We realise that many people play a vital role in making this product special; from the growers and farmers who carefully cultivate the tea plants to produce the healthiest leaves, to the pickers who have developed a sharp eye and delicate touch in collecting the freshest and finest leaves and buds to the producers who then carefully dry, heat, shape or steam the leaves with the love and attention of a craftsman and the suppliers who pack and transport the tea to markets to proudly display all the time, care, love and attention that has gone into each tea.
Therefore, we make every effort to source all our teas ethically and without exploitation. We pay what the farmers and suppliers ask for, and no less.
It is important to mention that the Chinese people relate to the teas in a different way to us here. Tea is a health tonic, it is seen as a gift from nature used to prevent illness and keep the people well. The way the teas we sell are farmed would be considered quite an art form, hand-picked, hand-rolled, there is a reverence to creating these teas that cannot really be fully comprehended here (with our cheap dusty teabags!)
Our supplier visits all the farms often to check the quality of the teas and the conditions. Unlike India where most tea is grown on large plantations, the teas we import are still all hand-picked and hand-crafted so grown on small family run farms. Our supplier has very solid experience from running his tea business for many years on knowing the best farms and the best quality teas and he assures us that in China, tea is about health and people are very aware of that, so they will not buy teas where pesticides have been used and the small farms avoid using them (very expensive and unnecessary). Every year, our supplier has all the teas pesticide checked and the Chinese government have very tight controls on this to keep the teas safe to drink.
Organic and fair-trade:
There are only very few certified Fairtrade tea farms in China, so although the farms we use are not yet certified, we do our best to ensure our teas are “fairly traded” without exploitation, through contact with our buyer in China, and the supplier she works with.
The organic status regarding tea is quite complicated in China, as most tea is still harvested on small plots, as opposed to large plantations found in India, and villages often pool their teas together for grading and sorting.

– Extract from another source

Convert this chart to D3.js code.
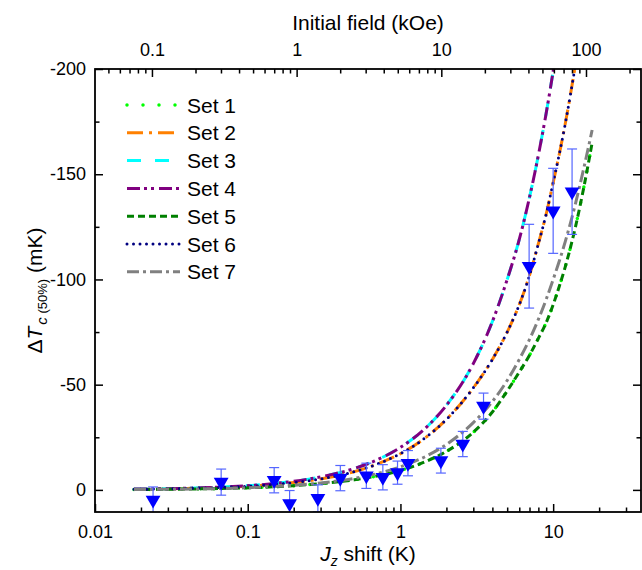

This makes the process of certifying tea very difficult. (As a side note, this is also why Chinese teas are often classed by region, not estate).
Our teas are not certified organic, but our main selection criteria for tea is based on its taste and quality. However, our fundamental belief is that tea is a natural product, and should be enjoyed as such (another reason why we only deal in loose leaf, handcrafted tea). We feel that too much interference inevitably affects the quality of the tea, a belief that is also shared by many Chinese tea growers. The term “Chinese organic” has been used amongst the tea industry, referring to the fact that the vast majority of teas in China are grown pesticide-free, as they are very expensive to small growers and would only be used if thought totally necessary.
DIRECT TRANSCRIPT FROM OUR SUPPLIER;
Q. When buying tea, how do you ensure that the people who grow and create the wonderful tea in the farms you buy from are looked after and paid properly for their work? In many countries they have a certification called 'fair trade' to check this but I don't think it exists yet in China?
A. I visit the farms frequently to check the quality of the tea. If people are not paid properly, they will not continue to work. this certification does not exist in China
Q. How do you check the quality of the teas? Do you know best quality by taste or by cost or by knowing which farms are the best?
A. I have run tea business for so many years, have solid experience to check the quality of the teas. I know best quality by taste, by cost, by knowing which farms are the best, all combine together.
Q. Are the teas we import all free from using pesticides or do some of the farms use them but you do yearly tests to make sure they are not dangerous levels?
Q. Has the idea of 'organic' certification come up for tea farms in China and are any of the farms you use getting certified?
A. Not really have organic tea in China market now, might very little organic tea export to Japan and USA, but very expensive and how can you really tell it's organic or fake organic. Organic certification might have come up in the future, but assume it needs to take quite long time. I heard some organic food now, but not yet hear organic tea now.